Cost/Revenues - Breakeven point

Hi all,

I have a quick question. Just on the chapter about Short-term Decision Making and studying the Breakeven point.
Just something that confuses me:

How does Sales Revenue = Variable Costs + Fixed Costs?

I know this will get amended to Sales Revenue - Variable Costs = Fixed Costs however I just can't see the how Variable/Fixed costs = Sales revenue?

Sales revenue isn't worked out by adding these costs together is it?

(possibly stupid question)

Thanks

• Font Of All Knowledge Registered, Moderator Posts: 2,034
How does Sales Revenue = Variable Costs + Fixed Costs?

It doesn't

Well it it only rarely applies.
If you make a loss or a profit it certainly doesn't apply.

Sales revenue is dependent on how many units you sell and how much the customers pay for each of them

Variable cost is dependent on the number of units sold and the variable cost of each

Fixed cost is independent

So as both sales revenue and variable cost use the number of units sold we can calculate something called contribution per unit

This is price less variable cost per unit.

When you know the contribution per unit you can use it with the fixed cost to find the point where

Sales Revenue = Variable Costs + Fixed Costs (the break even point)

By dividing the total fixed costs by the contribution per unit you find the number of units that you need to sell to break even.

Put these numbers together and see for yourself

Price per product £40
Variable cost per product £12.50

Fixed costs £5,500

How many must I sell to break even, and have an equation where Sales Revenue = Variable Costs + Fixed Costs?
Sandy
[email protected]
www.sandyhood.com
• So if it doesn't (or rarely happens) why is this made to look like this? Sorry i'm just confused as to why it states it if the variable/fixed costs don't equal the Sales revenue.
Is it all just to find the correct forumla to get the Breakeven?

Price sold for - Variable cost

£40.00 - £12.50 = £27.50 which is the Contribution per unit?

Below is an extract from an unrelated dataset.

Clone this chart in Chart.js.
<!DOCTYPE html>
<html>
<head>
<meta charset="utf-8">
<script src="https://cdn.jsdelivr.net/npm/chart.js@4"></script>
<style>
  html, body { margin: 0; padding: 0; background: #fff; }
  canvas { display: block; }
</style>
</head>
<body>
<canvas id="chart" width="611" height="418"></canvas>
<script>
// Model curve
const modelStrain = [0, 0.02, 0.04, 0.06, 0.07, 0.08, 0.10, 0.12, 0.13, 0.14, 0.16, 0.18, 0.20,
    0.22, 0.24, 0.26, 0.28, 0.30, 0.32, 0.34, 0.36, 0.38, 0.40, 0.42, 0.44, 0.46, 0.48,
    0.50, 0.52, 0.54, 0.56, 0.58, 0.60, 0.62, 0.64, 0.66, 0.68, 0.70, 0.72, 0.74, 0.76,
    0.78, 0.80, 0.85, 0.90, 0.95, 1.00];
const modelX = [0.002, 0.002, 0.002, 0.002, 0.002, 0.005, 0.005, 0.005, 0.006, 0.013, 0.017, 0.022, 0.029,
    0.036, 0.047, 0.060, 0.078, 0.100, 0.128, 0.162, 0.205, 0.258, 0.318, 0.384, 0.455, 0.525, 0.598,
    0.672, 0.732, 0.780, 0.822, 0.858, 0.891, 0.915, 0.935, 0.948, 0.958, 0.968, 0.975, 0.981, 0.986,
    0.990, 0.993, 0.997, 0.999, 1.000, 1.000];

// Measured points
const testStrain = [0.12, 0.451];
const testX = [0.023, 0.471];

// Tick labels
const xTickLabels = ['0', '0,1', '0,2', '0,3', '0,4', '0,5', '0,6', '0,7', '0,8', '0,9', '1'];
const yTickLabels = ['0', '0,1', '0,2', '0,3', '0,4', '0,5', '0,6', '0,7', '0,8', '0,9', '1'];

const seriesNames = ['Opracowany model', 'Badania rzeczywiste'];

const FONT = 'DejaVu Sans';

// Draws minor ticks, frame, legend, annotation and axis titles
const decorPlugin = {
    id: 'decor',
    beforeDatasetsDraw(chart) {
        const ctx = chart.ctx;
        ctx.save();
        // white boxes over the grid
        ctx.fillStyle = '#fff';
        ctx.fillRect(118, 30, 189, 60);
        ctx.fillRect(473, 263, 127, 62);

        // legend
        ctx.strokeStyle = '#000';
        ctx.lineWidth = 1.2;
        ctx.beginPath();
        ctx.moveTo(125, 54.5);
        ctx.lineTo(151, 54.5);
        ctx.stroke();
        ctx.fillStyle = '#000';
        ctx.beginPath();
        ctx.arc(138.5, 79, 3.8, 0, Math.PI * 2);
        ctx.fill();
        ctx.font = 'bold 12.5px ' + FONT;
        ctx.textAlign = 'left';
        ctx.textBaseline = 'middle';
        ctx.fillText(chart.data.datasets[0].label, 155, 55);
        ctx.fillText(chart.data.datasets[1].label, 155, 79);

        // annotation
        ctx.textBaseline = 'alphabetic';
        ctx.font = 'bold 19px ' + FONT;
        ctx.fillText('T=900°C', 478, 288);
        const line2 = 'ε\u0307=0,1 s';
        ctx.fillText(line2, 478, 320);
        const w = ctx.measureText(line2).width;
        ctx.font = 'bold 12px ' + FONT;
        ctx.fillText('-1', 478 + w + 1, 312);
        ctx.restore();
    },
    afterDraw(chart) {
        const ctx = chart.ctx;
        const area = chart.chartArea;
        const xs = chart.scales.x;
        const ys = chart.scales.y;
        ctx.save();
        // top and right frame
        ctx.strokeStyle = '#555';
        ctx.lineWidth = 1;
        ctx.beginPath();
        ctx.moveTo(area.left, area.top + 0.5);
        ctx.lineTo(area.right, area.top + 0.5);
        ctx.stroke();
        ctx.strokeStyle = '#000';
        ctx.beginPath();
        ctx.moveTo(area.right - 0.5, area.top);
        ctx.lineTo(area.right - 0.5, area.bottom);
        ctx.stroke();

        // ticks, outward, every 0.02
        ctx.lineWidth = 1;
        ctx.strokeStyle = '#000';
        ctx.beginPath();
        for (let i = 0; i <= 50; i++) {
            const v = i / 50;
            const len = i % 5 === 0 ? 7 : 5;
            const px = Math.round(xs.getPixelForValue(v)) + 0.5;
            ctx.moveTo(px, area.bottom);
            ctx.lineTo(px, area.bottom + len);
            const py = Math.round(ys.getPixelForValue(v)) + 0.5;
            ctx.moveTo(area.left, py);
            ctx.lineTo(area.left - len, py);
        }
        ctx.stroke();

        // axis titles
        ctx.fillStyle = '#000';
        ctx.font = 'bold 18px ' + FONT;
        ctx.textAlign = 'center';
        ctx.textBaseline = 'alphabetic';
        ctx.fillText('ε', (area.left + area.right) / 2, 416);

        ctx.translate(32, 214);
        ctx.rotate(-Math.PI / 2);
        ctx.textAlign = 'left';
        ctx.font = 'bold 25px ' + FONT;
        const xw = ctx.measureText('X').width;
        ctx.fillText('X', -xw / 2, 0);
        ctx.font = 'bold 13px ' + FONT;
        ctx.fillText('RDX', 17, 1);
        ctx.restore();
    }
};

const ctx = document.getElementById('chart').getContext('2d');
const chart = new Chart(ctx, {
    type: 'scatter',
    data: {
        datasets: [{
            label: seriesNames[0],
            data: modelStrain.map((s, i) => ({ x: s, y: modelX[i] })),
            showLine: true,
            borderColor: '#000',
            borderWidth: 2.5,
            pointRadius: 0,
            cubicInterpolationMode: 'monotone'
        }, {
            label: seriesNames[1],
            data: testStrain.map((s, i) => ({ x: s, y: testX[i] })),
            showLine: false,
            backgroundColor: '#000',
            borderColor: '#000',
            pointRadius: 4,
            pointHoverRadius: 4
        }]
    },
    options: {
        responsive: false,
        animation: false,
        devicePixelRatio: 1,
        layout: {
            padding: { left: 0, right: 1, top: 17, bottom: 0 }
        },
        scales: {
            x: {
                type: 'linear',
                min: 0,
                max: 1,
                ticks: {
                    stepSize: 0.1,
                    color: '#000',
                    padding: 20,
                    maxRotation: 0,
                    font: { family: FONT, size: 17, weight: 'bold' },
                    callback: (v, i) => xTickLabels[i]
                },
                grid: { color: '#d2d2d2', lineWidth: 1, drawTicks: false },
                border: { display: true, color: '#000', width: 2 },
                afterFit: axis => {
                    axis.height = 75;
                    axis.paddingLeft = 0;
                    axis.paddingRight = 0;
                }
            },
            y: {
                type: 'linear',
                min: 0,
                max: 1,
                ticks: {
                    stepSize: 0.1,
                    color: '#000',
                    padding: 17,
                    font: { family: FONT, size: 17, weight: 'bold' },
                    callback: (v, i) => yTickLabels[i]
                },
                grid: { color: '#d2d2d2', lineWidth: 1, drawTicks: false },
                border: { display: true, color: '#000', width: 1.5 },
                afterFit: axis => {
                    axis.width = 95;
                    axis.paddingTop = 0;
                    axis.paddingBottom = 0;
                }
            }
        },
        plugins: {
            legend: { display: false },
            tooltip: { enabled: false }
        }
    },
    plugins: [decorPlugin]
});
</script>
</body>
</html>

Divide Fixed cost by Contribution per unit. £5,500 / £27.50 = £200.00. So this would be the Breakeven.

Can I also ask you this?

The books states that Sales revenue -Variable costs is = Contribution.
So: Contribution = Fixed Costs.

Then states the following equation:

Contribution per unit x break-even point (units) = Fixed Costs

To me this is saying that Contribution (fixed costs) x break-even point = Fixed costs (contribution)
Due to the book saying that Contribution = Fixed costs

Cleary I am wrong, I know, but is there a reason they have stated that in the book? I know that Sales less Variable costs = Contribution how does it equal Fixed costs?
• The contribution pays for the fixed costs and then any extra is profit.

Sales revenue = Variable cost + fixed cost + Profit

Sales revenue - variable cost = contribution

So contribution = Fixed cost + Profit

In your example you have £5500 fixed costs to cover before you make any profit. As the contribution per unit is £27.50 you have to sell 5500/27.50 = 200 units to break even. Any extra units sold will give you £27.50 profit each.

Working it backwards 200 units (break even point) x £27.50 (contribution) = £5500 (fixed costs)

If you sold 300 units your contribution would be 300 x £27.50 = £8250. As there are £5500 fixed costs that leaves you with 8250-5500= £2750 profit. As you know the break even point is 200 units you could also say you have sold 100 extra units so could work out the profit as 100 x £27.50 = £2750.

Hope that helps! • Also, to work out the breakeven in £ you multiply the breakeven point in units by the sales price:

200 units x £40 = £8000
• Yes both answers make sense thanks I think its just me going deeper than I should be really. How much I would have loved to be taught at college with a tutor.

Its funny with accounts as loads of effort goes into it just to find that 1 figure at the end. Looking forward to passing this exam on wednesday!! (i hope)
• Good luck with the exam!

I've just reread your first post and I have realised what they are trying to say with

Sales Revenue = Variable Costs + Fixed Costs

As there is no profit (or loss) at the breakeven point the equation is correct but only for the breakeven point itself. At that point the contribution does equal fixed costs because there is no profit.
• Thanks for help. I have memorised the forumlas now so should be all right and makes sense.
I've been a bit rushed as had to learn over half the book in 2 weeks.
• Font Of All Knowledge Registered, Moderator Posts: 2,034
Tjcgti

I recommend examples where you apply your studies.

The book is written in such a way that makes it correct, but you need real understanding.

Next time you catch a bus, look around and think. If the fixed costs of running this bus for a day were £200 and everyone on it pays £0.50 of which £0.10 is the variable cost of me having a ticket etc how many people do they need on this bus to:
1. break even
2. make £50 profit

Then look at whatever it is your work sells and make the same assumptions.

When you can apply a topic, you understand more than merely rote learning formulae.